## The request
Lines with "Generate a LaTeX" and "(0.6,0) -- (0.6,548);" mark the range, both included. Reproduce exactly that stretch, without pictures.

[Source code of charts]
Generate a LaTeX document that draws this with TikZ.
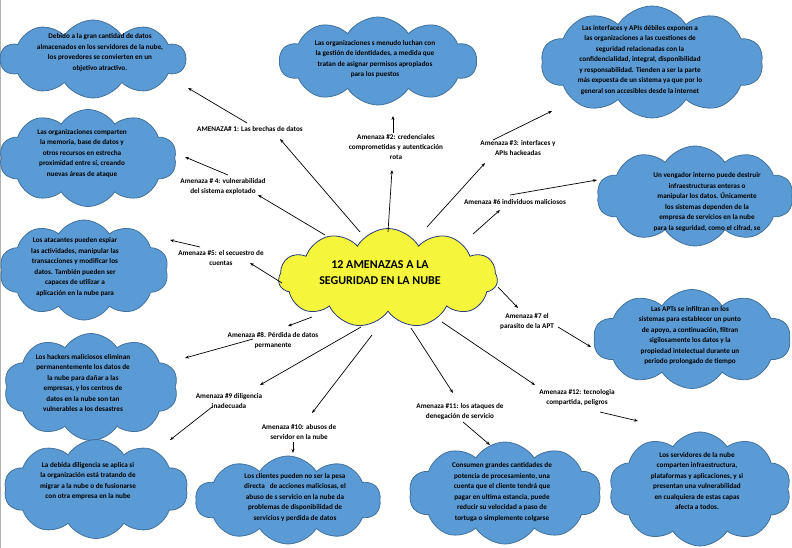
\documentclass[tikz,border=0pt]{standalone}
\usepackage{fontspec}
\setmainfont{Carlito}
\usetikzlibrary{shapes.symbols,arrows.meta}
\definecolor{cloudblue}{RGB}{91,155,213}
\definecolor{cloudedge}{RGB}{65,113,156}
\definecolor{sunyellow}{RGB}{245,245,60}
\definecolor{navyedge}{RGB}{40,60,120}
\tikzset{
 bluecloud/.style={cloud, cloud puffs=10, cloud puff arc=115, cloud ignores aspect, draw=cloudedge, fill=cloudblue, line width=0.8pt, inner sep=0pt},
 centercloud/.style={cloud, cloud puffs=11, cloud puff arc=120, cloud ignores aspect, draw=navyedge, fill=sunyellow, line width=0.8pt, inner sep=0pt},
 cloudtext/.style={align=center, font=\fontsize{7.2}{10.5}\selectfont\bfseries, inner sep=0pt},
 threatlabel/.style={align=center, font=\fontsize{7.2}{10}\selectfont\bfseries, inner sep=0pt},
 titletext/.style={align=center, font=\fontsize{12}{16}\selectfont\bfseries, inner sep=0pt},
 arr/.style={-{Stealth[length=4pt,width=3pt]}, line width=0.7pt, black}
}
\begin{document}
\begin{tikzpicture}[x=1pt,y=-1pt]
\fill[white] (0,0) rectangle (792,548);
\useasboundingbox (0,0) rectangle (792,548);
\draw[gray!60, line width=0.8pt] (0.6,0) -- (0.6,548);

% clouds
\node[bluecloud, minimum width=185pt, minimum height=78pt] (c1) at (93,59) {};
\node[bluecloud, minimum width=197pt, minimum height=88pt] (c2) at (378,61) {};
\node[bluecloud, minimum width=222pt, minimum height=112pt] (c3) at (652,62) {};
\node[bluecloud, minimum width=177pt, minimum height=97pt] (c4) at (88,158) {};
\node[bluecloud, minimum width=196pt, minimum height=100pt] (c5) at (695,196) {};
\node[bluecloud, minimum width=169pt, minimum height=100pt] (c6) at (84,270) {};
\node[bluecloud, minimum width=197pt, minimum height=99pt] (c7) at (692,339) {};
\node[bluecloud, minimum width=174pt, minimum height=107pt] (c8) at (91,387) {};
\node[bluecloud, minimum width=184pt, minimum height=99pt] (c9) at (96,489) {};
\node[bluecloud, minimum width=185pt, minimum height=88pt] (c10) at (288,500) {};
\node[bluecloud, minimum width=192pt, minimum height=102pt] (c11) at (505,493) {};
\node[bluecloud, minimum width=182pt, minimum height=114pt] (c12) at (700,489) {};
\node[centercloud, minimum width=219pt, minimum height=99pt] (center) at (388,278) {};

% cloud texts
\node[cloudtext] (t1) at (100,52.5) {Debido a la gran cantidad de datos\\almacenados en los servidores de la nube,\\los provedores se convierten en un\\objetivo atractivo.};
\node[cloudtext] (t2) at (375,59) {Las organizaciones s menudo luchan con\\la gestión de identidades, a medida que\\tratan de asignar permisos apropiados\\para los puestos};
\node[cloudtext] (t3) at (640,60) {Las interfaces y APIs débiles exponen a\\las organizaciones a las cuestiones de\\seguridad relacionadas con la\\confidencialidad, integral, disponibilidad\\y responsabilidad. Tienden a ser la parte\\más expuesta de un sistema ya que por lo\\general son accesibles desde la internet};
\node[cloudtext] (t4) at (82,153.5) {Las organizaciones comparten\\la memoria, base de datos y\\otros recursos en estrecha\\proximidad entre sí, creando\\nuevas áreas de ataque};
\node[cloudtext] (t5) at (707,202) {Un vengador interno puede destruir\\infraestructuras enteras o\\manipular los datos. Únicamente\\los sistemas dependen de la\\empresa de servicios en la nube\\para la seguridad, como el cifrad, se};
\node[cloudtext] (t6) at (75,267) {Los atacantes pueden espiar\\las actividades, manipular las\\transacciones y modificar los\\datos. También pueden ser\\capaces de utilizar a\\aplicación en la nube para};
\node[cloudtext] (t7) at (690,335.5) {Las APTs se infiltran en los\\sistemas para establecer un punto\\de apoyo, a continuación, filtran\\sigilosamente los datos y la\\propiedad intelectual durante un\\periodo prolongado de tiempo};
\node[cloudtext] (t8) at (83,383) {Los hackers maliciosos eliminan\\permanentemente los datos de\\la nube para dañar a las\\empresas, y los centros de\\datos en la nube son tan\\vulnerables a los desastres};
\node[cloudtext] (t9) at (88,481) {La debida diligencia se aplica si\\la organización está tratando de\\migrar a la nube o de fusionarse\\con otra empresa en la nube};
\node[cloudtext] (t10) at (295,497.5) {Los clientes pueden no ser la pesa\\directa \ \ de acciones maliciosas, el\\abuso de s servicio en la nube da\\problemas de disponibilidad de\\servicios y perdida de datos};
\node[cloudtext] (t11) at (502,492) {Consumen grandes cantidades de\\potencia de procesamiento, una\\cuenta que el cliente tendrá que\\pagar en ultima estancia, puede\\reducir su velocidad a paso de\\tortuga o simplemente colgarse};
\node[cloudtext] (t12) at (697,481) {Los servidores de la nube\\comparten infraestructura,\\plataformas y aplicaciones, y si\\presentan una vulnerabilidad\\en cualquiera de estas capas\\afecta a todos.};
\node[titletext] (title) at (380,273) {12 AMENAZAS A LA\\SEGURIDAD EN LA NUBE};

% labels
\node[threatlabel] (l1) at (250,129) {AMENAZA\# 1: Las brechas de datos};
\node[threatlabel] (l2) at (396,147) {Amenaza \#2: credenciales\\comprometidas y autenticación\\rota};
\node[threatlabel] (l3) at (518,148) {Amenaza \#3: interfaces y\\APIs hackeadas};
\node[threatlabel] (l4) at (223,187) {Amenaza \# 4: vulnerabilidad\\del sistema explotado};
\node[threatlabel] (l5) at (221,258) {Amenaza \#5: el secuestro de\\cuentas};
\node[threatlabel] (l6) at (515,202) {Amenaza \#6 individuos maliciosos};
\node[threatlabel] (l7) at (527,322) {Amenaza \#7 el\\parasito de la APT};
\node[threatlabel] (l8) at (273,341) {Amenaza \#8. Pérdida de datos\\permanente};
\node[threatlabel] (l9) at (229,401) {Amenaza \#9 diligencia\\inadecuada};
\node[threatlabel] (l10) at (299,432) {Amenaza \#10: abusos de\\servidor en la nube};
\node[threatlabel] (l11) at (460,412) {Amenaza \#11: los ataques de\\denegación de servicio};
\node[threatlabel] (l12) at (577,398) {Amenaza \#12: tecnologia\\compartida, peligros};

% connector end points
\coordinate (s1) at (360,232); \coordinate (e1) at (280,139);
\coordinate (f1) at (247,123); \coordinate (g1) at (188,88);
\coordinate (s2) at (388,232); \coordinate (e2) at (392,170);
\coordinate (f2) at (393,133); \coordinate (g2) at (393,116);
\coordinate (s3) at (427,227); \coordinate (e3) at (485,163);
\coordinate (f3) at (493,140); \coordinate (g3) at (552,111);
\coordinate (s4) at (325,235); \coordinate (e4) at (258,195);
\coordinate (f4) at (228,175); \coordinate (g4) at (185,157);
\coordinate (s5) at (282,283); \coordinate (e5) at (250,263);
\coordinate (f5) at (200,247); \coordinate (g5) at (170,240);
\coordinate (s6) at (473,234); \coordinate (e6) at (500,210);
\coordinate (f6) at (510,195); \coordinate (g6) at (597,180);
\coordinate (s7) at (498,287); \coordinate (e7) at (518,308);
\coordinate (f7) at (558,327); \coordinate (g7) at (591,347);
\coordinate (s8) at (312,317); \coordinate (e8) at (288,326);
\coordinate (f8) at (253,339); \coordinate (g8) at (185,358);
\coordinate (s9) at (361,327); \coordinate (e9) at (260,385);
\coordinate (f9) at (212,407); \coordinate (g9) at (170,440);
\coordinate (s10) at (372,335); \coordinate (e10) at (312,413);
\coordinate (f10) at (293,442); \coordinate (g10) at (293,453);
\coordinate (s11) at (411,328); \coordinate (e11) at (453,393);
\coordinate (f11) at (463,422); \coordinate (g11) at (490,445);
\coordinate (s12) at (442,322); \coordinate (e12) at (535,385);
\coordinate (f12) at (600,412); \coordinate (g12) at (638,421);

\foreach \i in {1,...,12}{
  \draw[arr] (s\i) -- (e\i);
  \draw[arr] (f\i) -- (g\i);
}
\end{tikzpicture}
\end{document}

...

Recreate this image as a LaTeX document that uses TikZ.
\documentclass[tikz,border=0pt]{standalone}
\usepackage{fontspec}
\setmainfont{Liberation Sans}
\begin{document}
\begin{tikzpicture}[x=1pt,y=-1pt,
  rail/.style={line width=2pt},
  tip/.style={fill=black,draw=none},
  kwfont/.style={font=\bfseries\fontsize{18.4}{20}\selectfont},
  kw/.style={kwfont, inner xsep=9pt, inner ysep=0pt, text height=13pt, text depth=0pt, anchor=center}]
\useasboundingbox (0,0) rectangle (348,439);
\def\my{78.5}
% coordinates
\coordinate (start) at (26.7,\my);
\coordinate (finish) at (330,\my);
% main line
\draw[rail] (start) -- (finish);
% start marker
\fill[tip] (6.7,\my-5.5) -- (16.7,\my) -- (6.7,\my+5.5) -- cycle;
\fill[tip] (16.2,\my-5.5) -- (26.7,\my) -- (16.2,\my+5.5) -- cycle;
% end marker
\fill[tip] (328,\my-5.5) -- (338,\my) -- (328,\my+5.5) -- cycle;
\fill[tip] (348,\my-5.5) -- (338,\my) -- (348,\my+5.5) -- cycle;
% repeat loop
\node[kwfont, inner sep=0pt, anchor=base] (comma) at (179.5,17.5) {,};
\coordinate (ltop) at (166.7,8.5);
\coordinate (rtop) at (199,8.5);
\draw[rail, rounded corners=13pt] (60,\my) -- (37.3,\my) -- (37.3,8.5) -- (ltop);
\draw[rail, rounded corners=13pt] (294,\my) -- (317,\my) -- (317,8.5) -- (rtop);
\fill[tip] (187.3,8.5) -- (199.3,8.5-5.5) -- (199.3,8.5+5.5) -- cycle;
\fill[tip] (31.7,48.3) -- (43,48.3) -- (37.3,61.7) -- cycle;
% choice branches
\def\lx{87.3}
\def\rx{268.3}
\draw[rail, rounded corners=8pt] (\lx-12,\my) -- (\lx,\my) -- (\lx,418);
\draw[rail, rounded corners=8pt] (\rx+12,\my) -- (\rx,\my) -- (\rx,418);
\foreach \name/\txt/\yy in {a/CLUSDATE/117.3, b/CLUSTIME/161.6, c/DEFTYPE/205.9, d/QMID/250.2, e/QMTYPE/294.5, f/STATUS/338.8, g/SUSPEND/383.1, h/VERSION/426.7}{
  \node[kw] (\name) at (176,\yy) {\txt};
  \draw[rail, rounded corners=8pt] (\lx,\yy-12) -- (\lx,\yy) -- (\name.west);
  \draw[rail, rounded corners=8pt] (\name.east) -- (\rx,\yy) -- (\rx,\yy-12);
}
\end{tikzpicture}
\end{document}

## Completed task
Generate a LaTeX document that draws this with TikZ.
\documentclass[tikz,border=0pt]{standalone}
\usepackage{fontspec}
\setmainfont{Carlito}
\usetikzlibrary{shapes.symbols,arrows.meta}
\definecolor{cloudblue}{RGB}{91,155,213}
\definecolor{cloudedge}{RGB}{65,113,156}
\definecolor{sunyellow}{RGB}{245,245,60}
\definecolor{navyedge}{RGB}{40,60,120}
\tikzset{
 bluecloud/.style={cloud, cloud puffs=10, cloud puff arc=115, cloud ignores aspect, draw=cloudedge, fill=cloudblue, line width=0.8pt, inner sep=0pt},
 centercloud/.style={cloud, cloud puffs=11, cloud puff arc=120, cloud ignores aspect, draw=navyedge, fill=sunyellow, line width=0.8pt, inner sep=0pt},
 cloudtext/.style={align=center, font=\fontsize{7.2}{10.5}\selectfont\bfseries, inner sep=0pt},
 threatlabel/.style={align=center, font=\fontsize{7.2}{10}\selectfont\bfseries, inner sep=0pt},
 titletext/.style={align=center, font=\fontsize{12}{16}\selectfont\bfseries, inner sep=0pt},
 arr/.style={-{Stealth[length=4pt,width=3pt]}, line width=0.7pt, black}
}
\begin{document}
\begin{tikzpicture}[x=1pt,y=-1pt]
\fill[white] (0,0) rectangle (792,548);
\useasboundingbox (0,0) rectangle (792,548);
\draw[gray!60, line width=0.8pt] (0.6,0) -- (0.6,548);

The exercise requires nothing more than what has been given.